Friday, April 30, 2010

Buddhist Thought for the Day

There's a reason I chose the poem on Love in the last post. I'm realizing more and more just how much of the disruptions, disagreements and misunderstandings we have in our lives are related to love or a feeling of the lack thereof.

Look back at your most recent or even your furthest memory of this type of disruption in your life and ask yourself, "How much of this was related to someone's feeling of 'not enough love'?" My guess is you'll see that nearly every single one comes down to the same thing.

We all want love, and to feel safe within love. But I don't believe we are necessarily here just to make each other feel safe. I think we're here to challenge each other, to learn and grow together and feel safe enough within ourselves to share love, honesty, intimacy. But people erect all kinds of barriers and methods of protecting themselves because they don't feel safe enough, loved enough.

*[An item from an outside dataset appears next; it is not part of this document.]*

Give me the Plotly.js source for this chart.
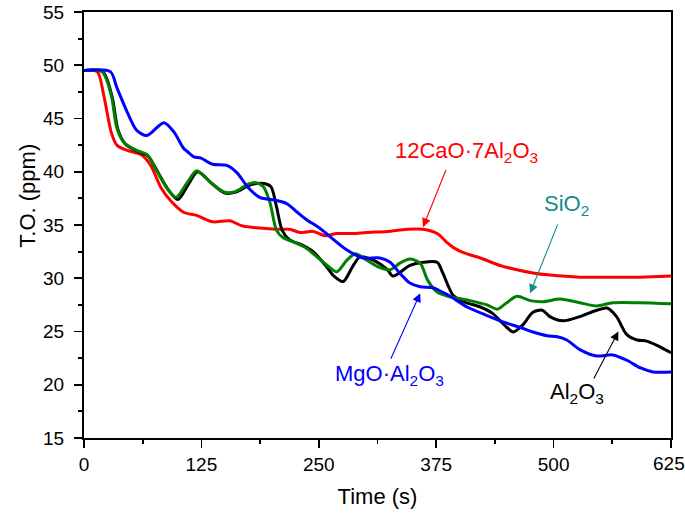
<!DOCTYPE html>
<html>
<head>
<meta charset="utf-8">
<script src="https://cdn.plot.ly/plotly-3.0.1.min.js"></script>
<style>html,body{margin:0;padding:0;background:#fff;}#chart{width:685px;height:514px;}</style>
</head>
<body>
<div id="chart"></div>
<script>
// Time (s) and T.O. (ppm) values
const caX = [0, 14, 21, 29, 35, 46, 61, 71, 82, 93, 106, 120, 137, 155, 169, 191, 209, 219, 230, 244, 257, 269, 286, 301, 323, 344, 361, 376, 386, 393, 404, 422, 443, 461, 478, 496, 528, 560, 592, 625];
const caY = [49.5, 49.4, 47.2, 43.7, 42.5, 42.0, 41.6, 40.6, 38.5, 37.2, 36.2, 35.9, 35.3, 35.4, 34.9, 34.7, 34.6, 34.6, 34.3, 34.4, 34.0, 34.2, 34.2, 34.3, 34.4, 34.6, 34.6, 34.2, 33.4, 32.9, 32.4, 31.9, 31.2, 30.8, 30.5, 30.3, 30.1, 30.1, 30.1, 30.2];

const siX = [0, 19, 29, 35, 43, 56, 67, 78, 88, 98, 110, 120, 135, 149, 160, 174, 182, 191, 198, 205, 212, 223, 237, 248, 259, 269, 280, 289, 301, 315, 326, 336, 347, 358, 366, 376, 388, 393, 411, 429, 440, 450, 461, 475, 489, 507, 528, 546, 563, 592, 625];
const siY = [49.5, 49.4, 47.2, 44.1, 42.7, 42.0, 41.6, 40.0, 38.5, 37.6, 39.0, 40.1, 39.0, 38.1, 38.1, 38.8, 39.0, 38.6, 37.1, 34.5, 33.8, 33.4, 32.8, 32.0, 31.2, 30.6, 31.7, 32.3, 31.7, 31.0, 30.8, 31.4, 31.8, 31.4, 29.8, 28.7, 28.3, 28.2, 27.9, 27.5, 27.1, 27.7, 28.3, 27.9, 27.8, 28.05, 27.7, 27.4, 27.7, 27.7, 27.6];

const alX = [0, 20, 30, 36, 44, 57, 68, 79, 89, 100, 111, 121, 136, 150, 162, 175, 184, 192, 199, 205, 211, 219, 233, 244, 259, 265, 276, 286, 294, 308, 323, 329, 347, 361, 376, 382, 393, 404, 422, 435, 450, 457, 467, 478, 488, 496, 510, 528, 546, 557, 567, 578, 589, 599, 610, 625];
const alY = [49.5, 49.4, 47.0, 44.0, 42.6, 41.9, 41.5, 39.9, 38.4, 37.4, 38.8, 40.0, 38.9, 38.0, 38.1, 38.7, 38.9, 38.9, 38.6, 36.7, 34.5, 33.6, 33.1, 32.5, 31.0, 30.3, 29.7, 31.1, 32.0, 31.7, 30.8, 30.2, 31.2, 31.5, 31.5, 30.5, 28.4, 27.8, 27.3, 26.7, 25.4, 24.95, 25.6, 26.8, 27.0, 26.4, 26.0, 26.4, 27.0, 27.2, 26.4, 24.7, 24.2, 24.1, 23.7, 23.0];

const mgX = [0, 28, 35, 46, 56, 67, 85, 96, 106, 110, 117, 124, 137, 152, 163, 174, 187, 205, 216, 227, 237, 251, 260, 280, 297, 315, 326, 336, 347, 358, 372, 388, 408, 429, 446, 464, 478, 493, 504, 514, 528, 546, 563, 578, 592, 606, 625];
const mgY = [49.5, 49.4, 47.9, 45.6, 43.9, 43.4, 44.6, 43.7, 42.2, 41.9, 41.4, 41.3, 40.7, 40.6, 39.9, 38.6, 37.6, 37.3, 37.0, 36.2, 35.5, 34.7, 34.05, 32.65, 31.9, 31.9, 31.5, 30.5, 29.55, 29.2, 29.1, 28.4, 27.3, 26.5, 25.9, 25.4, 24.95, 24.6, 24.5, 24.2, 23.3, 22.7, 22.8, 22.3, 21.6, 21.2, 21.2];

const xTicks = [0, 125, 250, 375, 500, 625];
const yTicks = [15, 20, 25, 30, 35, 40, 45, 50, 55];

const FONT = 'Liberation Sans, Arial, sans-serif';
function line(x, y, color, name) {
  return {x: x, y: y, type: 'scatter', mode: 'lines', name: name,
    line: {color: color, width: 3, shape: 'spline', smoothing: 0.8}, hoverinfo: 'skip'};
}
const data = [
  line(caX, caY, '#ff0000', '12CaO·7Al2O3'),
  line(alX, alY, '#000000', 'Al2O3'),
  line(siX, siY, '#007f00', 'SiO2'),
  line(mgX, mgY, '#0000ff', 'MgO·Al2O3')
];

function arrow(x, y, ax, ay, color) {
  return {x: x, y: y, ax: ax, ay: ay, xref: 'x', yref: 'y', axref: 'x', ayref: 'y',
    text: '', showarrow: true, arrowhead: 2, arrowsize: 1.6, arrowwidth: 1.1, arrowcolor: color, standoff: 0};
}
function label(x, y, text, color) {
  return {x: x, y: y, xref: 'x', yref: 'y', text: text, showarrow: false,
    font: {family: FONT, size: 22, color: color}};
}

// the last x tick label sits at the page edge; draw it as a right-anchored text so it is not cut
const lastX = xTicks[xTicks.length - 1];
const xTickText = xTicks.map((v, i) => i === xTicks.length - 1 ? '' : String(v));

const layout = {
  width: 685, height: 514,
  margin: {l: 84, r: 14, t: 12, b: 76},
  paper_bgcolor: '#fff', plot_bgcolor: '#fff',
  showlegend: false,
  font: {family: FONT, color: '#000'},
  xaxis: {
    range: [0, 625], tickvals: xTicks, ticktext: xTickText,
    ticks: 'outside', ticklen: 8, tickwidth: 1.8, tickcolor: '#000',
    minor: {tickvals: [62.5, 187.5, 312.5, 437.5, 562.5], ticks: 'outside', ticklen: 4, tickwidth: 1.8, tickcolor: '#000'},
    showline: true, linewidth: 2, linecolor: '#000', mirror: true,
    showgrid: false, zeroline: false,
    tickfont: {family: FONT, size: 19, color: '#000'},
    title: {text: 'Time (s)', font: {family: FONT, size: 22, color: '#000'}, standoff: 15}
  },
  yaxis: {
    range: [15, 55], tickvals: yTicks, ticktext: yTicks.map(String),
    ticks: 'outside', ticklen: 8, tickwidth: 1.8, tickcolor: '#000',
    minor: {dtick: 2.5, tick0: 15, ticks: 'outside', ticklen: 4, tickwidth: 1.8, tickcolor: '#000'},
    showline: true, linewidth: 2, linecolor: '#000', mirror: true,
    showgrid: false, zeroline: false, ticklabelstandoff: 6,
    tickfont: {family: FONT, size: 19, color: '#000'}
  },
  annotations: [
    {x: lastX, y: 0, xref: 'x', yref: 'paper', xanchor: 'right', yanchor: 'top', xshift: 15, yshift: -14,
     text: String(lastX), showarrow: false, borderpad: 0, font: {family: FONT, size: 19, color: '#000'}},
    {x: -0.121, y: 0.57, xref: 'paper', yref: 'paper', text: 'T.O. (ppm)', textangle: -90, showarrow: false,
     font: {family: FONT, size: 22, color: '#000'}},
    label(407, 41.85, '12CaO·7Al<sub>2</sub>O<sub>3</sub>', '#ff0000'),
    arrow(361, 34.8, 386, 40.3, '#ff0000'),
    label(514, 36.9, 'SiO<sub>2</sub>', '#138b8b'),
    arrow(475, 28.6, 505, 35.2, '#138b8b'),
    label(325, 20.9, 'MgO·Al<sub>2</sub>O<sub>3</sub>', '#0000ff'),
    arrow(358, 28.6, 326, 22.3, '#0000ff'),
    label(525, 19.2, 'Al<sub>2</sub>O<sub>3</sub>', '#000000'),
    arrow(569, 25.0, 542, 20.45, '#000000')
  ]
};

Plotly.newPlot('chart', data, layout, {staticPlot: true, displayModeBar: false});
</script>
</body>
</html>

In Pema Chodron's "Start Where You Are: A Guide to Compassionate Living", she writes about the very barriers we construct with perfect clarity. We work so hard to set up our lives in just such a way that only the things we want can touch us, and in controlling our surroundings and constructing our world in the 'me-victorious' fashion she mentions, we inevitably control the people within our surroundings though we are loathe to admit it.

"The armor we erect around our soft hearts causes alot of misery. But don't be deceived, it's very transparent. The more vivid it gets, the more clearly you see it, the more you realize that this shield--this cocoon-- is just made up of thoughts that we churn out and regard as solid. The shield is not made out of iron. The armor is not made out of metal. In fact, it's made out of passing memory."

"We shield our heart with an armor woven out of very old habits of pushing away pain and grasping at pleasure. When we begin to breathe in the pain instead of pushing it away, we begin to open our hearts to what's unwanted. When we relate directly in this way to the unwanted areas of our lives, the airless room of ego begins to be ventilated."

"No matter what the teachings are...the point at which they all agree is to let go of holding on to yourself. That's the way of becoming at home in your world.

This is not to say that ego is sin. Ego is not sin. Ego is not something that you get rid of. Ego is something that you come to know--something that you befriend by not acting out or repressing all the feelings that you feel.

Whether we're talking about the painful international situation or our painful domestic situation, the pain is a result of what's called ego clinging, of wanting things to work out on our own terms, of wanting 'me-victorious'.

Ego is like a room of your own, a room with a view, with the temperature and the smells and the music that you like. You want it your own way. You'd just like to have a little peace...But the more you think that way, the more you try to get life to come out so that it will always suit you, the more your fear of other people and what's outside your room grows.

Rather than becoming more relaxed, you start pulling down the shades and locking the door. When you do go out, you find the experience more and more unsettling and disagreeable. You become touchier, more fearful, more irritable than ever. The more you just try to get it your own way, the less you feel at home.

To begin to develop compassion for yourself and others, you have to unlock the door...Sure enough, in come the music and the smells that you don't like. Sure enough, someone puts a foot in and tells you that you should be a different religion or vote for someone you don't like or give money that you don't want to give.

Now you begin to relate with those feelings. You develop some compassion, connecting with the soft spot. You relate with what begins to happen when you're not protecting yourself so much. Then become more curious than afraid.

To be fearless isn't really to overcome fear, it's to come to know its nature. Just open the door more and more and at some point you'll feel capable of inviting all sentient beings as your guests."

I recognize and witness all of the above within me and am so very grateful to those in my sphere~ friends, family and Pema Chodron alike~ who challenge me and help me to become the person I am becoming.


  1. Kirsten my dearest,
    Thank you for coming to my post and seeing more of who I am. I so appreciate your comments AND coming here to see your inner world. Oh how true....finding all the courage and strength that is planted within us by something greater that us. And to think it is in us for the taking and using for the glory of goodness and benefit of all. Just wonderful. Thank you for being a reflective person!!!! Much love to you on this fine day, Anita

  2. Thanks Anita for always being here! You are so gratefully appreciated!